British actress Sienna Miller spoke on Friday of her anger that "titillating" information about her affair with James Bond actor Daniel Craig had been made public at the phone-hacking trial of a former Rupert Murdoch tabloid editor.
The trial of Andy Coulson, who edited Murdoch's now defunct-News of the World Newspaper, has heard lengthy evidence this week about a voicemail message she left for Craig in 2005 which has taken centre stage in the high-profile court case.
Giving evidence at London's Old Bailey court via videolink from the United States, Miller said she was unhappy that personal details had been disclosed in the trial.
"This is a really difficult and uncomfortable period of my life to discuss," she said, adding the evidence had meant she had been "gossiped about and analysed and vilified".

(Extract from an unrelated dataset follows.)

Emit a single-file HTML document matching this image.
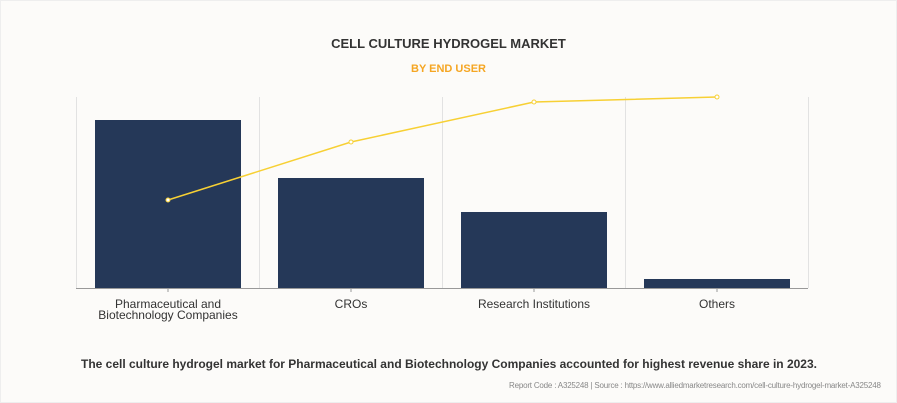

On Monday, her former boyfriend, actor Jude Law, was quizzed about their relationship, which had fascinated Britain's tabloid press. He testified that he had telephoned Craig to confront him about his alleged affair with Miller.
Dan Evans, a former reporter on the paper who has admitted illegally tapping thousands of voicemails, has since told the court that he had hacked Craig's phone and later played a delighted Coulson a message left by Miller.

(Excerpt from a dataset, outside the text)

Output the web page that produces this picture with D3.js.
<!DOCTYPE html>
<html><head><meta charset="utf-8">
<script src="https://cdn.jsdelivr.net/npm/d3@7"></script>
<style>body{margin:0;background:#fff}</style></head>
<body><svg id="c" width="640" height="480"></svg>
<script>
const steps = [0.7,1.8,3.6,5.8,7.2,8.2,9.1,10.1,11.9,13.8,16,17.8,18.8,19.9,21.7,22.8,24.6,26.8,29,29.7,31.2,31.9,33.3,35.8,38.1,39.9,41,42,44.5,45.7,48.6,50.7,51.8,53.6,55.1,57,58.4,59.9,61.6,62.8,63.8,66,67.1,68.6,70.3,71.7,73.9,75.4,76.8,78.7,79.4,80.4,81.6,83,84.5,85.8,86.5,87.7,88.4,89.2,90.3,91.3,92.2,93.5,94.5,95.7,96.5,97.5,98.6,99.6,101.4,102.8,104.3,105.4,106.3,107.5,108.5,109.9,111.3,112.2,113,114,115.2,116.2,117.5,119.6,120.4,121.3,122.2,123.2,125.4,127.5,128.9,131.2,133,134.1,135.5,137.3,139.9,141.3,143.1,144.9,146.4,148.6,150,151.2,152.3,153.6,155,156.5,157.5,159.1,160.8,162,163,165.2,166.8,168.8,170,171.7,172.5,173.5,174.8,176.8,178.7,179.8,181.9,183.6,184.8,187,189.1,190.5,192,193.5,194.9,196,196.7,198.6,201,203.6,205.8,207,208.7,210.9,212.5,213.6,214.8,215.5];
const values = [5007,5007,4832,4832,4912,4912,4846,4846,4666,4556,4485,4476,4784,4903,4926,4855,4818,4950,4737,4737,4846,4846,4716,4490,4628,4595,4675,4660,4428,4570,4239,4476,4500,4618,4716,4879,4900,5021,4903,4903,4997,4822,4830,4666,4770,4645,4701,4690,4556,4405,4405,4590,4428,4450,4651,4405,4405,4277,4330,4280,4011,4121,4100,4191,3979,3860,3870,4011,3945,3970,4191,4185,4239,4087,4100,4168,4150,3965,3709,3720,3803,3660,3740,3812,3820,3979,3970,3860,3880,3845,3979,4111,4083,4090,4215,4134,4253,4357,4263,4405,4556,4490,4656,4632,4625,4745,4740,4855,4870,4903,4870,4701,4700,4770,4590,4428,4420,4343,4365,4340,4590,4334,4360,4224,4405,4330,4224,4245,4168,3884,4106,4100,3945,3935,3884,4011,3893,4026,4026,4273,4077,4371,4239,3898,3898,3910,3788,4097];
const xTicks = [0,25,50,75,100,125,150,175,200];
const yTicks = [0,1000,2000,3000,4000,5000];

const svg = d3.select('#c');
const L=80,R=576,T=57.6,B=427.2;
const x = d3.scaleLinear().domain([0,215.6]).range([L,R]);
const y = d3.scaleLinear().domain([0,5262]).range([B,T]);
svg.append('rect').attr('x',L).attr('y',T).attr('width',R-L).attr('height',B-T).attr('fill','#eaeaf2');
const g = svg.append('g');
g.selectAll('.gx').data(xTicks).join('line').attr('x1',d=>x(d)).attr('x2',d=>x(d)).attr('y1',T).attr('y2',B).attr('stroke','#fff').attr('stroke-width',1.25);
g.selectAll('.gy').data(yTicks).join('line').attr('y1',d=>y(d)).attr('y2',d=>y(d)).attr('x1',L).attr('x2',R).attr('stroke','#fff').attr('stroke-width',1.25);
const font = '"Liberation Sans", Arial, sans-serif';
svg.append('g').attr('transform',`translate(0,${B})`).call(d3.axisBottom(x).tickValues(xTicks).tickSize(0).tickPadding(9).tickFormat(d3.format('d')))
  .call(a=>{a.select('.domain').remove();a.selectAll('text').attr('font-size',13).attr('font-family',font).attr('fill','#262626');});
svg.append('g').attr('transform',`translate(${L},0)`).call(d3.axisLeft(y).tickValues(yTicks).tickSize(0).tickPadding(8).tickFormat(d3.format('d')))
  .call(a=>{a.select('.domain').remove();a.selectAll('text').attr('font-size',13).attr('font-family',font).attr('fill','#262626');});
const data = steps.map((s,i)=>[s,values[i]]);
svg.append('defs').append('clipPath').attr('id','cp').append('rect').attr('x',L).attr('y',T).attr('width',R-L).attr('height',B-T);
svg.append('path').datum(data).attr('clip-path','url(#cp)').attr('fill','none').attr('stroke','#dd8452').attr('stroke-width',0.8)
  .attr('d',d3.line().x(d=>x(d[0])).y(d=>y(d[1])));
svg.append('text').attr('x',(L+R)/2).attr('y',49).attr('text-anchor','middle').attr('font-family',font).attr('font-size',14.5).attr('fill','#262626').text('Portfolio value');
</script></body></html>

He told the jury she had said: "Hi. It's me. Can't speak. I'm at the Groucho (club) with Jude. I love you."
Miller agreed she had probably left the message but added:
"The thing that's been slightly misconstrued about this voicemail message is the fact that I said 'I love you' and that this was some incredibly important declaration of love.

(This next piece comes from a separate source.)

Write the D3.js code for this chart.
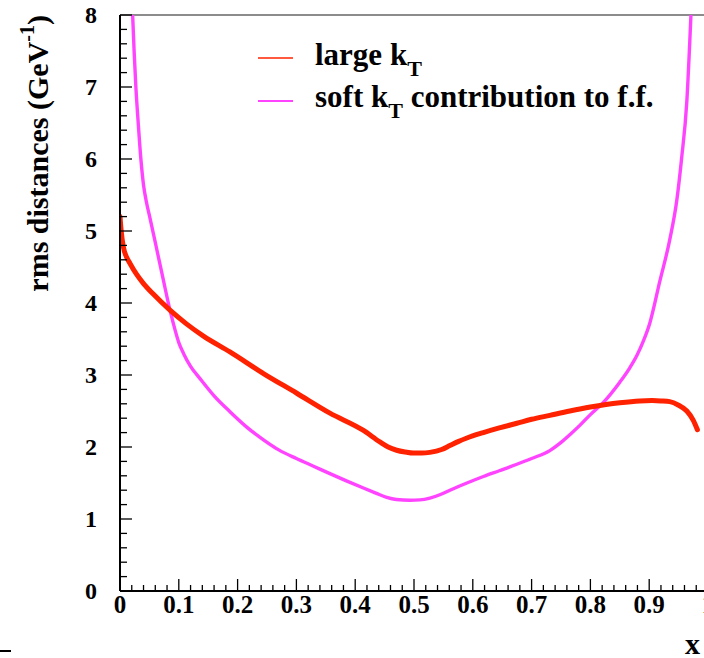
<!DOCTYPE html>
<html>
<head>
<meta charset="utf-8">
<script src="https://cdn.jsdelivr.net/npm/d3@7"></script>
<style>
  html, body { margin: 0; padding: 0; background: #fff; }
  svg { display: block; }
  text { font-family: "Liberation Serif", "Times New Roman", serif; font-weight: bold; fill: #000; }
</style>
</head>
<body>
<svg id="chart" width="704" height="658"></svg>
<script>
// Large-kT rms distance versus x
const largeKtX = [0, 0.002, 0.0057, 0.011, 0.017, 0.028, 0.04, 0.057, 0.085, 0.113, 0.142, 0.187, 0.244,
  0.3, 0.357, 0.414, 0.442, 0.456, 0.4705, 0.485, 0.499, 0.513, 0.527, 0.547, 0.561, 0.575, 0.59, 0.618,
  0.645, 0.675, 0.7, 0.731, 0.765, 0.8, 0.85, 0.884, 0.905, 0.92, 0.935, 0.95, 0.964, 0.975, 0.982];
const largeKtY = [5.2, 5.0, 4.78, 4.64, 4.55, 4.4, 4.27, 4.12, 3.9, 3.71, 3.54, 3.32, 3.02,
  2.75, 2.47, 2.23, 2.07, 2.0, 1.955, 1.93, 1.915, 1.915, 1.925, 1.965, 2.02, 2.075, 2.125, 2.2,
  2.265, 2.33, 2.385, 2.44, 2.5, 2.555, 2.615, 2.64, 2.645, 2.64, 2.63, 2.58, 2.5, 2.37, 2.24];

// Soft-kT contribution to the fragmentation function
const softKtX = [0.0215, 0.024, 0.027, 0.031, 0.0355, 0.04, 0.045, 0.051, 0.0624, 0.0737, 0.085, 0.0935,
  0.1, 0.108, 0.12, 0.136, 0.16, 0.187, 0.215, 0.244, 0.27, 0.3, 0.33, 0.357, 0.385, 0.414, 0.435, 0.4535,
  0.47, 0.493, 0.51, 0.527, 0.545, 0.561, 0.59, 0.618, 0.645, 0.675, 0.7, 0.731, 0.748, 0.765, 0.782, 0.8,
  0.821, 0.85, 0.867, 0.879, 0.89, 0.901, 0.918, 0.935, 0.947, 0.955, 0.964, 0.971];
const softKtY = [8.0, 7.5, 7.0, 6.5, 6.0, 5.64, 5.4, 5.18, 4.75, 4.32, 3.9, 3.63,
  3.45, 3.3, 3.12, 2.95, 2.71, 2.49, 2.28, 2.1, 1.96, 1.84, 1.73, 1.63, 1.53, 1.43, 1.36, 1.3,
  1.27, 1.26, 1.265, 1.29, 1.34, 1.4, 1.5, 1.59, 1.67, 1.76, 1.84, 1.95, 2.05, 2.17, 2.3, 2.45,
  2.61, 2.9, 3.1, 3.27, 3.47, 3.72, 4.3, 4.88, 5.43, 6.0, 6.8, 8.0];

const xTicks = [0, 0.1, 0.2, 0.3, 0.4, 0.5, 0.6, 0.7, 0.8, 0.9, 1];
const xTickLabels = ["0", "0.1", "0.2", "0.3", "0.4", "0.5", "0.6", "0.7", "0.8", "0.9", "1"];
const yTicks = [0, 1, 2, 3, 4, 5, 6, 7, 8];
const yTickLabels = ["0", "1", "2", "3", "4", "5", "6", "7", "8"];

const seriesNames = ["large k", "soft k"];
const seriesColors = ["#ff2200", "#ff44ff"];

const svg = d3.select("#chart");
const x = d3.scaleLinear().domain([0, 1]).range([120, 708]);
const y = d3.scaleLinear().domain([0, 8]).range([591, 15]);

// clip region for the curves
svg.append("defs").append("clipPath").attr("id", "plotClip")
  .append("rect").attr("x", x(0)).attr("y", y(8)).attr("width", x(1) - x(0)).attr("height", y(0) - y(8));

// frame top edge
svg.append("line").attr("x1", x(0)).attr("x2", x(1)).attr("y1", y(8)).attr("y2", y(8))
  .attr("stroke", "#666").attr("stroke-width", 1.5);

// curves
const line = d3.line().x(d => x(d[0])).y(d => y(d[1])).curve(d3.curveMonotoneX);
const g = svg.append("g").attr("clip-path", "url(#plotClip)");
g.append("path").datum(softKtX.map((v, i) => [v, softKtY[i]]))
  .attr("d", line).attr("fill", "none").attr("stroke", seriesColors[1]).attr("stroke-width", 3.4);
g.append("path").datum(largeKtX.map((v, i) => [v, largeKtY[i]]))
  .attr("d", line).attr("fill", "none").attr("stroke", seriesColors[0]).attr("stroke-width", 5)
  .attr("stroke-linejoin", "round").attr("stroke-linecap", "round");

// x axis: majors every 0.1, minors every 0.02, ticks pointing up
const xAxis = svg.append("g");
xAxis.append("line").attr("x1", x(0)).attr("x2", x(1)).attr("y1", y(0)).attr("y2", y(0))
  .attr("stroke", "#000").attr("stroke-width", 2);
const xMinor = d3.range(0, 51).map(i => i / 50).filter(v => Math.round(v * 50) % 5 !== 0);
xAxis.selectAll(".xminor").data(xMinor).join("line")
  .attr("x1", d => x(d)).attr("x2", d => x(d)).attr("y1", y(0)).attr("y2", y(0) - 6)
  .attr("stroke", "#000").attr("stroke-width", 1.3);
xAxis.selectAll(".xmajor").data(xTicks).join("line")
  .attr("x1", d => x(d)).attr("x2", d => x(d)).attr("y1", y(0)).attr("y2", y(0) - 12)
  .attr("stroke", "#000").attr("stroke-width", 1.3);
xAxis.selectAll(".xlab").data(xTicks).join("text")
  .attr("x", d => x(d)).attr("y", 613).attr("text-anchor", "middle")
  .style("font-size", "25px").text((d, i) => xTickLabels[i]);

// y axis: majors every 1, minors every 0.2, ticks pointing right
const yAxis = svg.append("g");
yAxis.append("line").attr("x1", x(0)).attr("x2", x(0)).attr("y1", y(0)).attr("y2", y(8))
  .attr("stroke", "#000").attr("stroke-width", 2);
const yMinor = d3.range(0, 41).map(i => i / 5).filter(v => Math.round(v * 5) % 5 !== 0);
yAxis.selectAll(".yminor").data(yMinor).join("line")
  .attr("x1", x(0)).attr("x2", x(0) + 7).attr("y1", d => y(d)).attr("y2", d => y(d))
  .attr("stroke", "#000").attr("stroke-width", 1.3);
yAxis.selectAll(".ymajor").data(yTicks).join("line")
  .attr("x1", x(0)).attr("x2", x(0) + 12).attr("y1", d => y(d)).attr("y2", d => y(d))
  .attr("stroke", "#000").attr("stroke-width", 1.3);
yAxis.selectAll(".ylab").data(yTicks).join("text")
  .attr("x", 97).attr("y", d => y(d) + 8).attr("text-anchor", "end")
  .style("font-size", "24px").text((d, i) => yTickLabels[i]);

// axis titles
const yTitle = svg.append("text")
  .attr("transform", "translate(48,15) rotate(-90)")
  .attr("text-anchor", "end").style("font-size", "30px");
yTitle.append("tspan").text("rms distances (GeV");
yTitle.append("tspan").attr("dy", -14).style("font-size", "20px").text("-1");
yTitle.append("tspan").attr("dy", 14).text(")");

svg.append("text").attr("x", 700).attr("y", 654).attr("text-anchor", "end")
  .style("font-size", "30px").text("x");

// small dash in the lower-left corner
svg.append("line").attr("x1", 0).attr("x2", 11).attr("y1", 651).attr("y2", 651)
  .attr("stroke", "#000").attr("stroke-width", 2);

// legend
const legendRows = [
  { y: 58, base: 65, color: seriesColors[0], width: 1.3, main: seriesNames[0], rest: "" },
  { y: 101, base: 107, color: seriesColors[1], width: 2.2, main: seriesNames[1], rest: " contribution to f.f." }
];
const legend = svg.append("g");
legendRows.forEach(r => {
  legend.append("line").attr("x1", 258).attr("x2", 293).attr("y1", r.y).attr("y2", r.y)
    .attr("stroke", r.color).attr("stroke-width", r.width);
  const t = legend.append("text").attr("x", 315).attr("y", r.base).style("font-size", "31px");
  t.append("tspan").text(r.main);
  t.append("tspan").attr("dy", 11).style("font-size", "22px").text("T");
  if (r.rest) t.append("tspan").attr("dy", -11).text(r.rest);
});
</script>
</body>
</html>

"That's how I would have ended my phonecalls to him. It's been turned into a titillating piece of information. I regret it's allowed to be analysed the way it has."
The 32-year-old actress, who appeared in the "Layer Cake" and "Alfie" films, described Craig as her best friend but later said: "Whether or not I was in a relationship with Daniel Craig at the time, it was a very brief encounter."
Coulson's lawyer Timothy Langdale, who has accused Evans of lying about the former editor's knowledge of the hacked voicemail, suggested to her that, given what she had said, it could not have formed the basis for a subsequent News of the World exclusive story about the affair.
"People who heard who didn't understand the relationship would have thought it was a pretty exciting message to hear," said Miller, who has been filming in New Orleans.
"If a journalist got their hands on that piece of information they would have found it titillating and it might have been the basis of a story."
The London courtroom was packed for Miller's appearance and there were roars of laughter when a time delay on the videolink left Miller baffled by one of Langdale's questions.
"You just told me you loved me and I interrupted," Miller told the bespectacled lawyer wearing a traditional grey wig.
After completing her evidence, the judge John Saunders apologised to Miller for any distress the airing of personal details had caused.
"I'm very sorry if it's had an effect on you," he said.
Coulson, editor of the mass-selling tabloid until 2007 and then Prime Minister David Cameron's head of communications up to early 2011, is accused of conspiracy to illegally intercept messages on mobile phones, a charge he denies.
He has pleaded not guilty to conspiring to intercept voicemails and authorising illegal payments to public officials. Six others, including Rebekah Brooks, the former head of the British newspaper arm of Murdoch's News Corp., are also on trial and deny all charges.